Malaysia will meet its economic expansion target this year even as risks to global growth mount and greater volatility may persist in capital flows, central bank Governor Zeti Akhtar Aziz said.
Price pressures are “quite contained” due to lower fuel and commodity costs and slightly slower demand, Zeti said in an interview in Washington on Saturday. Until there is more clarity to the growth and inflation outlook, the current monetary stance remains accommodative and supportive, she said.
Zeti, who leaves her position at the end of the month when her term is up, has helped to curb inflation and keep monetary policy steady to support domestic demand. Prime Minister Najib Razak is counting on consumers to support growth, finding ways to put more money into their pockets as he faces constraints in increasing government spending.
“We have a high degree of confidence” on the 2016 growth target of 4% to 4.5%, Zeti said. While fuel prices may remain lower for some time, Malaysia’s diversified economy that focuses on more consumption-led industries than exports, and reduced dependence on energy revenues means “we are affected but to a much lesser extent than we would have been” in the past, she said.
Global finance ministers and central bankers pledged to step up their efforts to support growth, as chances rise of a broader slowdown and risks including refugee crises and a potential UK exit from the European Union threaten the world economy. Downside risks to the world economic outlook have increased since October, raising the possibility of a more generalized slowdown and a sudden pull-back of capital flows, the International Monetary Fund’s top policy advisory committee said Saturday.
Malaysia remains “vulnerable” to a reversal of capital flows though buffers such as a highly-developed bond market and strong financial intermediaries have helped to achieve adjustments in the exchange rate and in reserves, she said. The “prediction is greater volatility. That will continue,” she said.
The global recovery “is much more modest than had been earlier anticipated,” Zeti said. Uncertainty in world financial markets, if it continues, “makes it a challenge for businesses” and they’ll “stay on the sidelines” instead of investing, while households may delay consumption, all of which would contribute to slower growth, she said.
“Having heightened volatility for long periods of time is not conducive to growth,” she said.
The ringgit has risen about 10% this year to become the second best-performing currency in Asia, rebounding from a 17-year low.
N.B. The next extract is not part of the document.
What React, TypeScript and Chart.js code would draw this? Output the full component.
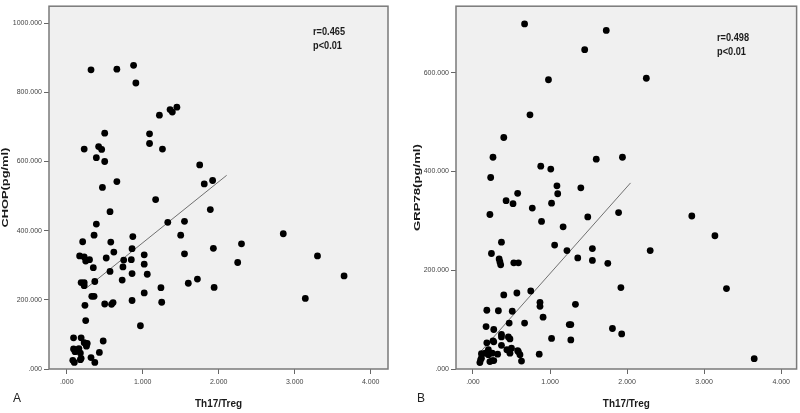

Global funds poured 6.1bn ringgit ($1.6bn) into Malaysian equities in March, after outflows of 19.5bn ringgit in 2015.
Concerns about the weaker world economic outlook, anticipation of further normalisation of US monetary policy by the Federal Reserve, and fuel price adjustments are among external factors weighing on Malaysia’s currency, according to Zeti.
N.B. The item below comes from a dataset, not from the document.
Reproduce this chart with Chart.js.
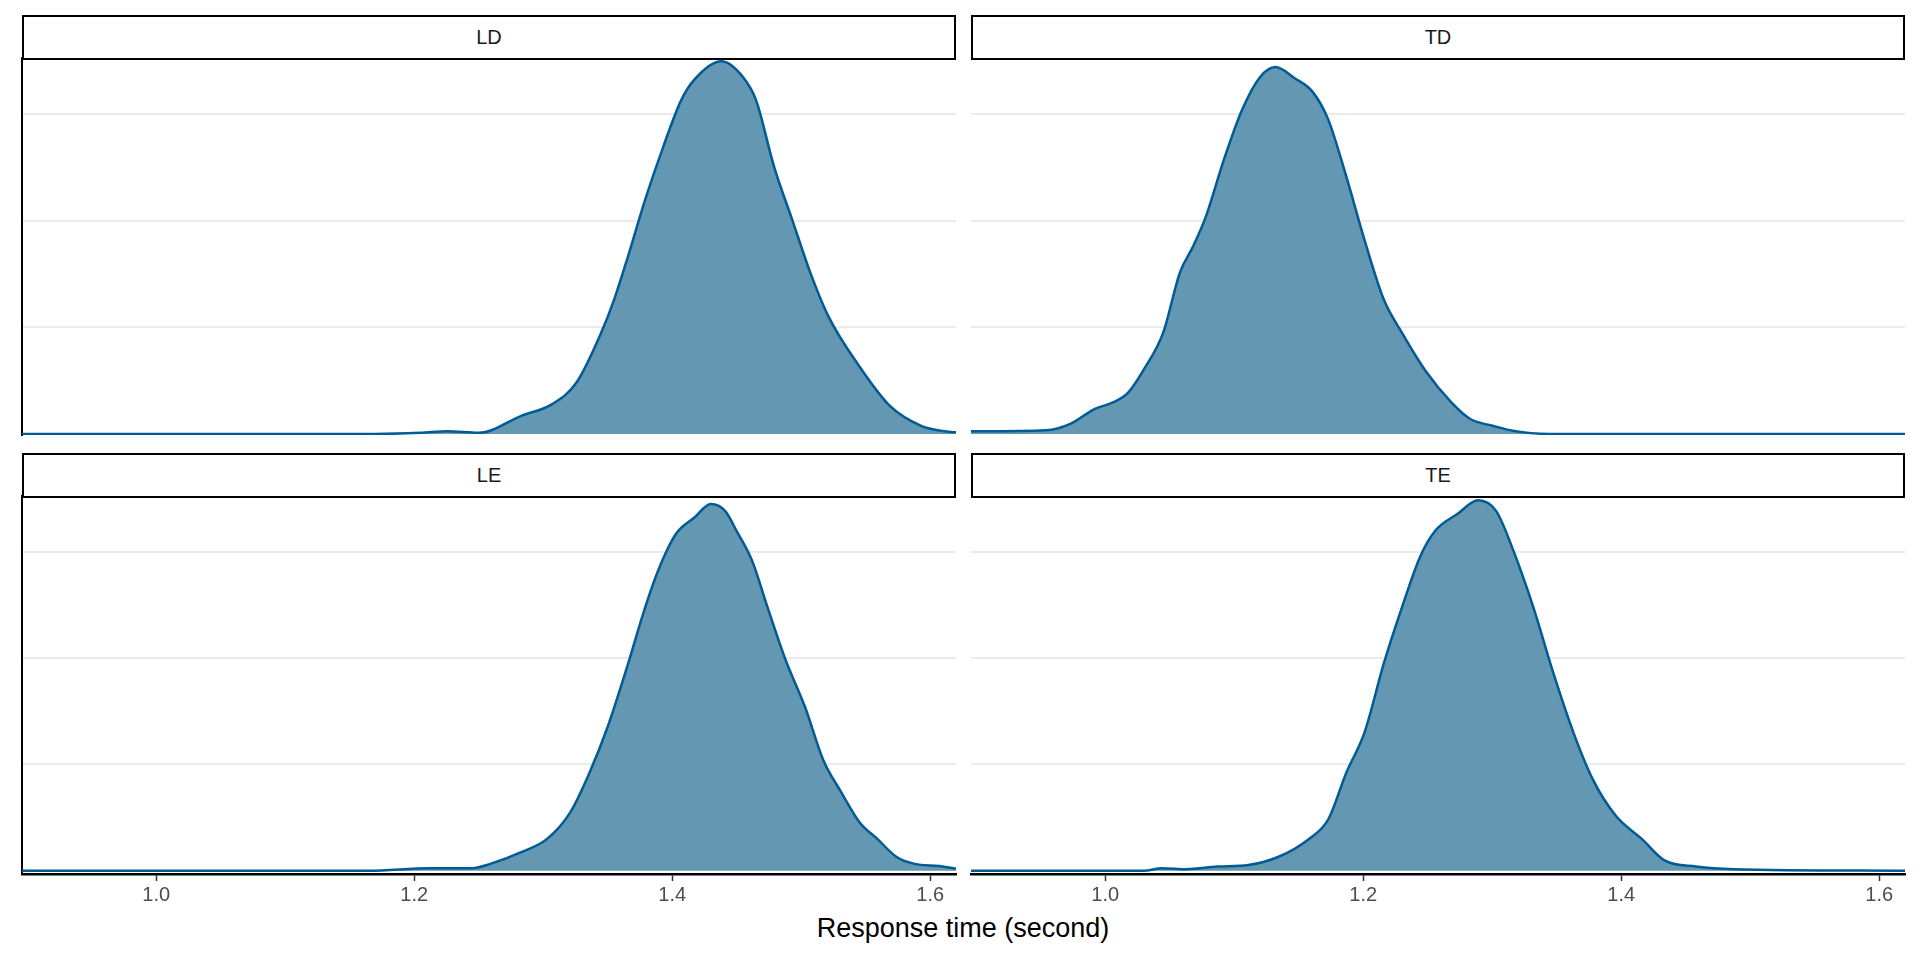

“Right now, it doesn’t reflect our fundamentals,” she said, adding that the nation has a current account surplus, relatively low foreign indebtedness and a high level of foreign exchange reserves. With steady growth, low inflation and an improving fiscal position, “the currency would be stronger if it was reflecting our fundamentals,” she said.
Bank Negara left the benchmark interest rate unchanged at 3.25% at Zeti’s last scheduled monetary policy decision in March as accelerating inflation reduced scope for a cut in borrowing costs.
The central bank ordered lenders to set aside less cash as reserves from February as policy makers sought to add more money in the financial system amid weakening growth. The move to cut the statutory reserve ratio has had an impact, Zeti said.
“There is potential to do more,” she said. “But right now it has stabilised liquidity conditions in our financial markets.”
Investors periodically dumped Malaysia’s stocks, bonds and currency last year, in part as allegations of financial irregularities at a state investment company 1Malaysia Development hurt sentiment and reports of hundreds of millions of dollars that appeared in Najib’s accounts in 2013 sparked political tensions. 
The premier and 1MDB have repeatedly denied wrongdoing.
Zeti had become increasingly critical about the affairs of 1MDB, whose advisory board is chaired by Najib. The central bank had at least twice proposed criminal proceedings against 1MDB, something the attorney general dismissed as it concluded there was no wrongdoing.
The government hasn’t announced who will replace Zeti when she steps down from the central bank at the end of this month after 16 years at the helm. A governance committee under the auspices of Bank Negara Malaysia has the responsibility of vetting internal and external candidates before Najib’s government picks one to be endorsed by the king.
The governance committee, tasked to vet candidates, has submitted the recommendation on her successor and it’s now up to the government to decide, Zeti said last month.
“The person should have the best credentials for this current environment,” she said on Saturday, when asked if she’d prefer an internal or external candidate to replace her. “We’re all waiting with bated breath for the announcement.”